2. Do not Just go by Recommendations: Never buy a stock going just by the recommendations you may have received from someone. Ask yourself what is the basis of such recommendation. Cross verify the authenticity of the information that is at the base of such recommendation from multiple sources.
3. Keep Yourself Informed:
An Informed Investor Wins! Everytime! |
Keep yourself informed about market events and play your cards accordingly.
4. Keep an Eye on Debt Levels: I always tend to stay away from companies that have high debt levels on their balance sheets. Given the high fixed debt costs, even one bad earning season can strain the resources of the company. If you ask me, I never invest in companies that have a debt to equity ratio exceeding 1:2.
5. Pack you Instincts in a Bag: When it comes to the stock markets, it is always wise to pack your instincts in a bag and keep they away. Base your investment decisions on facts and not on instincts.
6. Not all IPOs are Worth It: Most people consider IPOs to be safe investment bets. This view is not entirely true and several IPOs in the past have listed at a significant discount to their issue price. Remember to analyse an issue before deciding to invest in it. Read my guide on the Factors you should consider before investing in an IPO.
7. P/E Ratio can help you Pick the Right Stocks at the Right Time: Success in the stock markets can come only by picking the right stocks at the right time. And Price to Earnings Ratio can help you in this regard.
Fundamentally sound and profitable companies with a low P/E score (compared to peers) can present a good buying opportunities for the long run. This is because their growth potential is yet to be captured in their Market Price. Read: How to P/E Ratio to take Investment Decisions.
8. Consider Cash Flows: Cash flows are one of the most important metrics that you should consider while zeroing in on a stock to invest in. Companies with positive operating cash flows are able to generate enough cash to finance their operations. On the other hand companies with a negative cash flows need other forms of financing (often debt which again has costs) just to keep their operations going. Companies with negative operating cash flows are to be kept away from as they are experiencing significant difficulties to even keep their operations running.

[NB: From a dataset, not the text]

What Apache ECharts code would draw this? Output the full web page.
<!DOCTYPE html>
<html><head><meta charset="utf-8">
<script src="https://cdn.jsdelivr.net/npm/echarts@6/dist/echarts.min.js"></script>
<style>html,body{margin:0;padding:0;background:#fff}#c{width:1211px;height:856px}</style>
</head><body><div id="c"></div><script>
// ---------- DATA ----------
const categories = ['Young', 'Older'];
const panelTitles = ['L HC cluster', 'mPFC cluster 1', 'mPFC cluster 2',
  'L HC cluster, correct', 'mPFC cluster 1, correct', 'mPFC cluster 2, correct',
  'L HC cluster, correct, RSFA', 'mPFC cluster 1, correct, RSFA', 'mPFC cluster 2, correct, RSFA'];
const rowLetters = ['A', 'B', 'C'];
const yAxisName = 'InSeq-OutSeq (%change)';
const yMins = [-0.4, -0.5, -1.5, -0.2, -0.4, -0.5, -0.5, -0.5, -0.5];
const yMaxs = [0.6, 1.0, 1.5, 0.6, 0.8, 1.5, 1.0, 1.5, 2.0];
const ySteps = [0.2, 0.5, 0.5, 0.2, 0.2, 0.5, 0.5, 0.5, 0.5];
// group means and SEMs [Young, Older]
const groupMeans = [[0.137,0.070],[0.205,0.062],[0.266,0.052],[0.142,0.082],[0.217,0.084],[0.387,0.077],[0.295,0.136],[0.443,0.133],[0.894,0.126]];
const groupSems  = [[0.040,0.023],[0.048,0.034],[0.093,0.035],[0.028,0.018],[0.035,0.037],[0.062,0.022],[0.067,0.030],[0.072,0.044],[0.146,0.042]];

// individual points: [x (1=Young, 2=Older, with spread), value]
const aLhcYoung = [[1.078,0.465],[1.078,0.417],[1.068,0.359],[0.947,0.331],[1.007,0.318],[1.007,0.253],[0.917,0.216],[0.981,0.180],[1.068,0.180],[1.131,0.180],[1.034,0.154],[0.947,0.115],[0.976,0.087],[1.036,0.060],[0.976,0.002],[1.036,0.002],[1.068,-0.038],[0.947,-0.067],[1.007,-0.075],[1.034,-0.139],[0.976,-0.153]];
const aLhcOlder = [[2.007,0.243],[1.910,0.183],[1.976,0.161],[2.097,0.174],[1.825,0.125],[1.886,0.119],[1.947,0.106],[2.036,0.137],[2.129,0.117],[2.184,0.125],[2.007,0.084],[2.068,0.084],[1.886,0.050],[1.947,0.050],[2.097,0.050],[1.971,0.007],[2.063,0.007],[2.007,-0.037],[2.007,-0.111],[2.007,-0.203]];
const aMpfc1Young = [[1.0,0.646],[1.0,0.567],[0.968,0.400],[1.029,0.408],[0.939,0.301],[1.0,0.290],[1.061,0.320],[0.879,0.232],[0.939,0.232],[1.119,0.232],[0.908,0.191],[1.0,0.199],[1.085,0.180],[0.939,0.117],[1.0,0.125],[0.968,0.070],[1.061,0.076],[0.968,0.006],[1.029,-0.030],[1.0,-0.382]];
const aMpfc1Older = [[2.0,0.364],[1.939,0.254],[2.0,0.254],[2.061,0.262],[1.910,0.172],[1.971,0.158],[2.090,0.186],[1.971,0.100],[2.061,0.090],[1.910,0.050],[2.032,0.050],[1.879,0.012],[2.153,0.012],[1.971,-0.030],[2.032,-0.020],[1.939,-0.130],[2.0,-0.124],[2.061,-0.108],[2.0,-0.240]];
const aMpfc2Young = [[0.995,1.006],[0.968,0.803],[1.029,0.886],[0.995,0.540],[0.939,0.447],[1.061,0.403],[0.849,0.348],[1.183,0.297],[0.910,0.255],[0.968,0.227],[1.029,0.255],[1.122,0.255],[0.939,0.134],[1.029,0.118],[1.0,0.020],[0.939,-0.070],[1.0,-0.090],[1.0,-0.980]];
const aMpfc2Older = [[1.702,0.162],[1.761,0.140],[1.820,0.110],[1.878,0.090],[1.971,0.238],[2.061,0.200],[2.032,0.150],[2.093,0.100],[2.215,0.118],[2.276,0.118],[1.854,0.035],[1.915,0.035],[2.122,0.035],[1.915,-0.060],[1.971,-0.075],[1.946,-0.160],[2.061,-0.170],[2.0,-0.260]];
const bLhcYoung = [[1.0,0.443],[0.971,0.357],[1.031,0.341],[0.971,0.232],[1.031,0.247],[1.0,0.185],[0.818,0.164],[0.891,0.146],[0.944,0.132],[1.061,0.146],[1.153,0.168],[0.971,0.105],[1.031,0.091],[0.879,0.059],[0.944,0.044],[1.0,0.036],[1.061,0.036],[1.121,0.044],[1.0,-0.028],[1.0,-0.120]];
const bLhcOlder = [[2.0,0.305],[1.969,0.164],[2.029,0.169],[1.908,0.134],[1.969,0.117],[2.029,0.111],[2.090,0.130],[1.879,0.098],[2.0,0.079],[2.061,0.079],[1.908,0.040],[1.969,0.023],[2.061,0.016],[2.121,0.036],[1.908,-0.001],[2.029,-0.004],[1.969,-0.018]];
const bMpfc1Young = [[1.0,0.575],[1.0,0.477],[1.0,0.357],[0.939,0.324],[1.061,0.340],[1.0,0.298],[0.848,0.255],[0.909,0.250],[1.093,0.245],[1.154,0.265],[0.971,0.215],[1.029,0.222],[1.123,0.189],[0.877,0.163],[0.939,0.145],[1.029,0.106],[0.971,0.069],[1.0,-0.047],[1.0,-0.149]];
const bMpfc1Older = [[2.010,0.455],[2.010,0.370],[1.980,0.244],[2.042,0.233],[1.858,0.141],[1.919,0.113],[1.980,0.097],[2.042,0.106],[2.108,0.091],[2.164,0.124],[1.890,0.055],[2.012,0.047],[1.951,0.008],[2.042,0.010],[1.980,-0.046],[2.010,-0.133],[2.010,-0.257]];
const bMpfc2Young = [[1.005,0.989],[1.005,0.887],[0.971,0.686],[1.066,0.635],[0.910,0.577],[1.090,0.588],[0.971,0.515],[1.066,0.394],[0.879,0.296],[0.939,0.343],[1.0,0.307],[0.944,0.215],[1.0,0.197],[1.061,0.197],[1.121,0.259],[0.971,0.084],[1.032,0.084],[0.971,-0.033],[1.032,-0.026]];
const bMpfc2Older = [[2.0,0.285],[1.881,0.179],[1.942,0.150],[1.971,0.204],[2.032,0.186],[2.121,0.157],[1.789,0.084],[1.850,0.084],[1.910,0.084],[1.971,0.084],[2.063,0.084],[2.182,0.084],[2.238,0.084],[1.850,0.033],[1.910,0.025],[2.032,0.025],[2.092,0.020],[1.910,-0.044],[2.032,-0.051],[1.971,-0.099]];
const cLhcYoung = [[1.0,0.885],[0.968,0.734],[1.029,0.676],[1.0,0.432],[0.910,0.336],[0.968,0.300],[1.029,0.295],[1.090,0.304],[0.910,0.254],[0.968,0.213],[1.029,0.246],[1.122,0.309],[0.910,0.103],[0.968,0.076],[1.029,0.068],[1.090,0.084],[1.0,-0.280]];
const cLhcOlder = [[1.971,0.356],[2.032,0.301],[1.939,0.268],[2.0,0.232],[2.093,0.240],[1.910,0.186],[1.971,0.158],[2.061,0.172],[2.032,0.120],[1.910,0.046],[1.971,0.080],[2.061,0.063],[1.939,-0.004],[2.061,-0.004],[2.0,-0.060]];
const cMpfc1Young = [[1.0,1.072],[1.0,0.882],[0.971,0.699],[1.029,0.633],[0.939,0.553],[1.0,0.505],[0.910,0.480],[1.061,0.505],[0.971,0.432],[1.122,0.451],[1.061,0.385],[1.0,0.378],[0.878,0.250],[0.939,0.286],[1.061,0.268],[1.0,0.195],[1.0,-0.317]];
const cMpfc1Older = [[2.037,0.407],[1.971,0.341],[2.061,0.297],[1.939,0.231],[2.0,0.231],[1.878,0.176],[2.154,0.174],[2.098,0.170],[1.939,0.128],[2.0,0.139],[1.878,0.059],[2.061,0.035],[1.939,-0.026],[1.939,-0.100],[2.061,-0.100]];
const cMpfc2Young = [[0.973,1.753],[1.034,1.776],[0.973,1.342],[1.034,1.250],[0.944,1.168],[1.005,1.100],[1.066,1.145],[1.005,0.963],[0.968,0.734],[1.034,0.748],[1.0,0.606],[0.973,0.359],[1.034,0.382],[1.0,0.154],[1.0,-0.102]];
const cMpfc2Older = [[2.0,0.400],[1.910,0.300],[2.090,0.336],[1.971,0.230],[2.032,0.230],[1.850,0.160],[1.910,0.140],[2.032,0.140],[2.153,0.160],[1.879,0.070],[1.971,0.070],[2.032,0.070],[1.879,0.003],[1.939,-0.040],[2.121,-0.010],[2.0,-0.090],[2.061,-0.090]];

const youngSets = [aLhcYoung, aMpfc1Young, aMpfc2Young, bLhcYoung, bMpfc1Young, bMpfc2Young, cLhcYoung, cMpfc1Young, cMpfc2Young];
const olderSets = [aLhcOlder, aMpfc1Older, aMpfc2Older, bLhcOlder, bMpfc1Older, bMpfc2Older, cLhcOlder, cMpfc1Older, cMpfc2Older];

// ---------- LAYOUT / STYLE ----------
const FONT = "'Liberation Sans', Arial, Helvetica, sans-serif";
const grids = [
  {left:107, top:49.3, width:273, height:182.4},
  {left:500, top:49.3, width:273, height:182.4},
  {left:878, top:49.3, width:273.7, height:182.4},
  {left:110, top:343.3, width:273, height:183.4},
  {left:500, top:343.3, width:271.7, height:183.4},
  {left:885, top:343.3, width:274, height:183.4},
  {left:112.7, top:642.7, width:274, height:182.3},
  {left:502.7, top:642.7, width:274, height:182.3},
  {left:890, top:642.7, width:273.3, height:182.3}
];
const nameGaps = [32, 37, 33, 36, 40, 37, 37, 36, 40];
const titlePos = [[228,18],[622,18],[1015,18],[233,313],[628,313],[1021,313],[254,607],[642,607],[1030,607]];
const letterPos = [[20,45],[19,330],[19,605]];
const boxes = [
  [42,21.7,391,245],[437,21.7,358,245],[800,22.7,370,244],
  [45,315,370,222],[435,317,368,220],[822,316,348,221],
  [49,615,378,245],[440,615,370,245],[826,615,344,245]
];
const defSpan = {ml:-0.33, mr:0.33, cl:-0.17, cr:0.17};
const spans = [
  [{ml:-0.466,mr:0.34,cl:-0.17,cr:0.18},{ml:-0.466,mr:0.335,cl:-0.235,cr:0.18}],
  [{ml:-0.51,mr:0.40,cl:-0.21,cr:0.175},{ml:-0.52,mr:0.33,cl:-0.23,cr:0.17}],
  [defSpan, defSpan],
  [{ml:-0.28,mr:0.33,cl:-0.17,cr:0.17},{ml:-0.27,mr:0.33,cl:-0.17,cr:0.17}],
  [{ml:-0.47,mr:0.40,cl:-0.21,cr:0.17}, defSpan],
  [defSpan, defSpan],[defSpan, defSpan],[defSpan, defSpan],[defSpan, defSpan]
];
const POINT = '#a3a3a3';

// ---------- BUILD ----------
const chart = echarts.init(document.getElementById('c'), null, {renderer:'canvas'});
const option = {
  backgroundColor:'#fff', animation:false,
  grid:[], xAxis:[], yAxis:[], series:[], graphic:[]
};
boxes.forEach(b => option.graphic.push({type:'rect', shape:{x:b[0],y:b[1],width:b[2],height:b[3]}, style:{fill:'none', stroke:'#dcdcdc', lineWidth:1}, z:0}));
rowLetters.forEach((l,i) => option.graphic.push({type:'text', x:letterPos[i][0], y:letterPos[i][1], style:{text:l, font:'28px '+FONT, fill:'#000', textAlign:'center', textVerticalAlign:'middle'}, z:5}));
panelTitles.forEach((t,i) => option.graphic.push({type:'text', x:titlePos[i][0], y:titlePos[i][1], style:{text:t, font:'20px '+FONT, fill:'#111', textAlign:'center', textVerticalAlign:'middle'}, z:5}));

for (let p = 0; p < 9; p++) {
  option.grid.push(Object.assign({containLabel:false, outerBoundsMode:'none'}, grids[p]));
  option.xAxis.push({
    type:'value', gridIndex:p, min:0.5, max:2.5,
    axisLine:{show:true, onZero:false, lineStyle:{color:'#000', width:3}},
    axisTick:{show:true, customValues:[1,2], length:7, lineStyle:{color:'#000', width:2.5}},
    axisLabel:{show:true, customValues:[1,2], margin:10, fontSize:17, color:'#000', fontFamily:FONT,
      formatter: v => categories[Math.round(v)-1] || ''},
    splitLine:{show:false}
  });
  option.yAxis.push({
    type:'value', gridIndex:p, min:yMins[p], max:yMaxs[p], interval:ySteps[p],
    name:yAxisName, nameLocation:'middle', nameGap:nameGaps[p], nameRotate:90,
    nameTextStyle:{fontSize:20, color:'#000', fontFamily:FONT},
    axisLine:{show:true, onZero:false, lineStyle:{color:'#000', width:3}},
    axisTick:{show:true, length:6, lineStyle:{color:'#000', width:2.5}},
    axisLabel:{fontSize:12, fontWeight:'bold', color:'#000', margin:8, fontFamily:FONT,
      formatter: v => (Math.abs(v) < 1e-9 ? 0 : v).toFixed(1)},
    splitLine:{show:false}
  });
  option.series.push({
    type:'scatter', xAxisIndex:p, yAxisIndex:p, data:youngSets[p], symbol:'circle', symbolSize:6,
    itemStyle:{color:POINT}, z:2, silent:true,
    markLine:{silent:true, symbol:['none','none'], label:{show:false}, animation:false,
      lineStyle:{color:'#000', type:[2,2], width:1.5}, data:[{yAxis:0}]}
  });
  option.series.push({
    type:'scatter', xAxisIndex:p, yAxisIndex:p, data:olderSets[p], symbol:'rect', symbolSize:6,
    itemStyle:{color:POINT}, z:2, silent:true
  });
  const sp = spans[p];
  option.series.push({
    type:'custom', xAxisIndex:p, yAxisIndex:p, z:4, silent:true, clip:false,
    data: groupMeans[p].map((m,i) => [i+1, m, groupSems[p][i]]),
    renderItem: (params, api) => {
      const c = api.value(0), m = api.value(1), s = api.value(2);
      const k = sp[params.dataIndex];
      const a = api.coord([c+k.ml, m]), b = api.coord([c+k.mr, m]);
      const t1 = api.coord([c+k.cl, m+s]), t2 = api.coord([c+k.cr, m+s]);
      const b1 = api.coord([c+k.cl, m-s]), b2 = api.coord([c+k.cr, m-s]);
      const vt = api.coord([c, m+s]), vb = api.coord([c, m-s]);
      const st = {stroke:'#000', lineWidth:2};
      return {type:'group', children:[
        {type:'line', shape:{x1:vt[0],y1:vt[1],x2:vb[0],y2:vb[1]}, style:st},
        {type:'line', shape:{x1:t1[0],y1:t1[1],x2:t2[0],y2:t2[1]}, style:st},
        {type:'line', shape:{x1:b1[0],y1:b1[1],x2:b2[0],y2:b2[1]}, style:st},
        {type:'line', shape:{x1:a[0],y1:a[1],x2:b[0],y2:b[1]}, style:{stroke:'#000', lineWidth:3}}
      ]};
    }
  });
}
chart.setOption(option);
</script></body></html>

9. Learn to Interpret the Financial Statements: If you don’t know how to interpret a company’s financial statements, start leaning from today. A company’s financial statements can give you significant insights into the operations and the financial well-being of the company to base your investment decisions on. For example, you can find information on the companies operating cash flows from its ‘Cash Flow Statements.’
10. Value Pricing Power:
A Company selling a Homogeneous product like a Banana has no real pricing power over its competitors |
Companies that command pricing power over its competitors are good investment bets for the long run. Companies that command pricing power are often the ones that have a strong brand presence and have a ‘unique’ product that differentiates from its competitors’ . Pick them at the right time and you are sure to make some big money.
Hope you liked my little presentation. Tanks for your time and happy investing!